| Data extract |
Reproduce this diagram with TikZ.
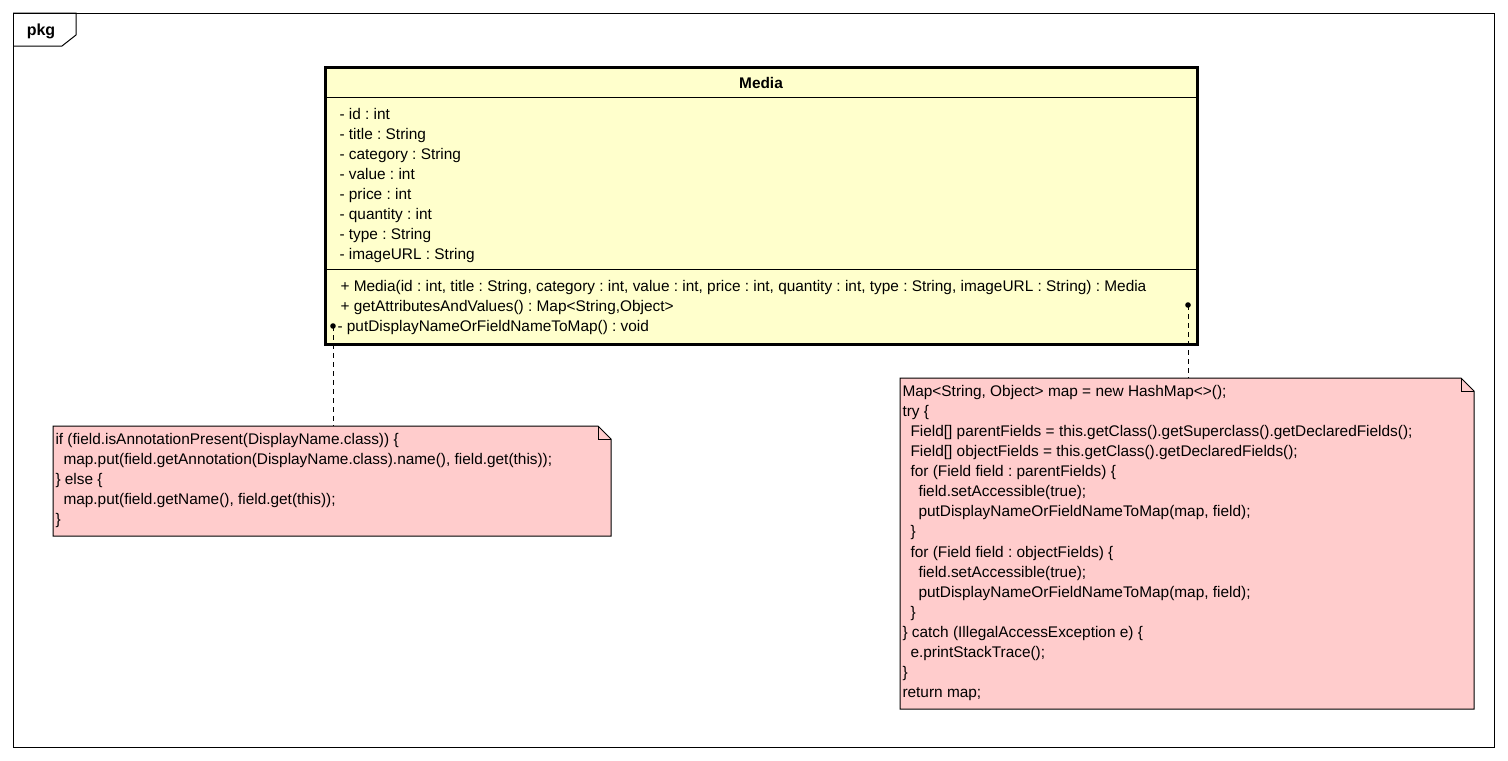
\documentclass[tikz,border=0pt]{standalone}
\usepackage{fontspec}
\setmainfont{Liberation Sans}
\usepackage{xcolor}
\usetikzlibrary{positioning}
\frenchspacing

\definecolor{classyellow}{HTML}{FFFFCC}
\definecolor{notepink}{HTML}{FFCCCC}

\tikzset{
  codefont/.style={font=\fontsize{7.7}{9}\selectfont},
  member/.style={codefont, anchor=base west, inner sep=0pt},
  classbox/.style={draw, line width=1.5pt, fill=classyellow, inner sep=0pt, outer sep=0pt},
  notebox/.style={inner sep=0pt, outer sep=0pt},
  noteline/.style={draw, line width=0.5pt, fill=notepink},
  anchorline/.style={line width=0.5pt, dash pattern=on 2.5pt off 2pt},
}

\begin{document}
\begin{tikzpicture}[x=0.5pt, y=-0.5pt, line width=0.5pt]
\useasboundingbox (0,0) rectangle (1508,760);

% package frame
\node[draw, inner sep=0pt, outer sep=0pt, minimum width=740.5pt, minimum height=367pt] (pkg) at (753.5,380) {};
\draw (pkg.north west) -- ++(63,0) -- ++(0,22) -- ++(-14,11) -- ++(-49,0);
\node[font=\bfseries\fontsize{8}{9}\selectfont] (pkgname) at (41,31) {pkg};

% class Media
\node[classbox, minimum width=436pt, minimum height=138.5pt] (media) at (761,205.5) {};
\node[font=\bfseries\fontsize{7.7}{9}\selectfont] (medianame) at (761,83) {Media};
\draw ([yshift=-15pt]media.north west) -- ([yshift=-15pt]media.north east);
\draw ([yshift=-101pt]media.north west) -- ([yshift=-101pt]media.north east);

\foreach \txt [count=\i] in {{- id : int}, {- title : String}, {- category : String}, {- value : int},
    {- price : int}, {- quantity : int}, {- type : String}, {- imageURL : String}}
  \node[member] (attr-\i) at (339,{119+20.1*(\i-1)}) {\txt};

\node[member] (op-1) at (340,291) {+ Media(id : int, title : String, category : int, value : int, price : int, quantity : int, type : String, imageURL : String) : Media};
\node[member] (op-2) at (340,311) {+ getAttributesAndValues() : Map<String,Object>};
\node[member] (op-3) at (337,331) {- putDisplayNameOrFieldNameToMap() : void};

% note for putDisplayNameOrFieldNameToMap
\node[notebox, minimum width=279pt, minimum height=55pt] (leftnote) at (332,481) {};
\draw[noteline] (leftnote.north west) -- ([xshift=-6.5pt]leftnote.north east)
  -- ([yshift=-6.5pt]leftnote.north east) -- (leftnote.south east) -- (leftnote.south west) -- cycle;
\draw ([xshift=-6.5pt]leftnote.north east) -- ([xshift=-6.5pt,yshift=-6.5pt]leftnote.north east)
  -- ([yshift=-6.5pt]leftnote.north east);
\foreach \lvl/\txt [count=\i] in {
    0/{if (field.isAnnotationPresent(DisplayName.class)) \{},
    1/{map.put(field.getAnnotation(DisplayName.class).name(), field.get(this));},
    0/{\} else \{},
    1/{map.put(field.getName(), field.get(this));},
    0/{\}}}
  \node[member, xshift=\lvl*4pt] (lnote-\i) at (55,{444+20.1*(\i-1)}) {\txt};

% note for getAttributesAndValues
\node[notebox, minimum width=287pt, minimum height=165.5pt] (rightnote) at (1187,543.5) {};
\draw[noteline] (rightnote.north west) -- ([xshift=-6.5pt]rightnote.north east)
  -- ([yshift=-6.5pt]rightnote.north east) -- (rightnote.south east) -- (rightnote.south west) -- cycle;
\draw ([xshift=-6.5pt]rightnote.north east) -- ([xshift=-6.5pt,yshift=-6.5pt]rightnote.north east)
  -- ([yshift=-6.5pt]rightnote.north east);
\foreach \lvl/\txt [count=\i] in {
    0/{Map<String, Object> map = new HashMap<>();},
    0/{try \{},
    1/{Field[] parentFields = this.getClass().getSuperclass().getDeclaredFields();},
    1/{Field[] objectFields = this.getClass().getDeclaredFields();},
    1/{for (Field field : parentFields) \{},
    2/{field.setAccessible(true);},
    2/{putDisplayNameOrFieldNameToMap(map, field);},
    1/{\}},
    1/{for (Field field : objectFields) \{},
    2/{field.setAccessible(true);},
    2/{putDisplayNameOrFieldNameToMap(map, field);},
    1/{\}},
    0/{\} catch (IllegalAccessException e) \{},
    1/{e.printStackTrace();},
    0/{\}},
    0/{return map;}}
  \node[member, xshift=\lvl*4pt] (rnote-\i) at (902,{396+20.13*(\i-1)}) {\txt};

% note anchors
\coordinate (dot-left) at (333,326);
\coordinate (dot-right) at (1188,305);
\fill (dot-left) circle (1.4pt);
\fill (dot-right) circle (1.4pt);
\draw[anchorline] (dot-left) -- (dot-left |- leftnote.north);
\draw[anchorline] (dot-right) -- (dot-right |- rightnote.north);
\end{tikzpicture}
\end{document}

| Problem requirements |
Copy nothing but the lines from the top of the material through the line holding "(0,0) rectangle (1508,760);", exactly as written; omit pictures.

| Solution to this task |
Reproduce this diagram with TikZ.
\documentclass[tikz,border=0pt]{standalone}
\usepackage{fontspec}
\setmainfont{Liberation Sans}
\usepackage{xcolor}
\usetikzlibrary{positioning}
\frenchspacing

\definecolor{classyellow}{HTML}{FFFFCC}
\definecolor{notepink}{HTML}{FFCCCC}

\tikzset{
  codefont/.style={font=\fontsize{7.7}{9}\selectfont},
  member/.style={codefont, anchor=base west, inner sep=0pt},
  classbox/.style={draw, line width=1.5pt, fill=classyellow, inner sep=0pt, outer sep=0pt},
  notebox/.style={inner sep=0pt, outer sep=0pt},
  noteline/.style={draw, line width=0.5pt, fill=notepink},
  anchorline/.style={line width=0.5pt, dash pattern=on 2.5pt off 2pt},
}

\begin{document}
\begin{tikzpicture}[x=0.5pt, y=-0.5pt, line width=0.5pt]
\useasboundingbox (0,0) rectangle (1508,760);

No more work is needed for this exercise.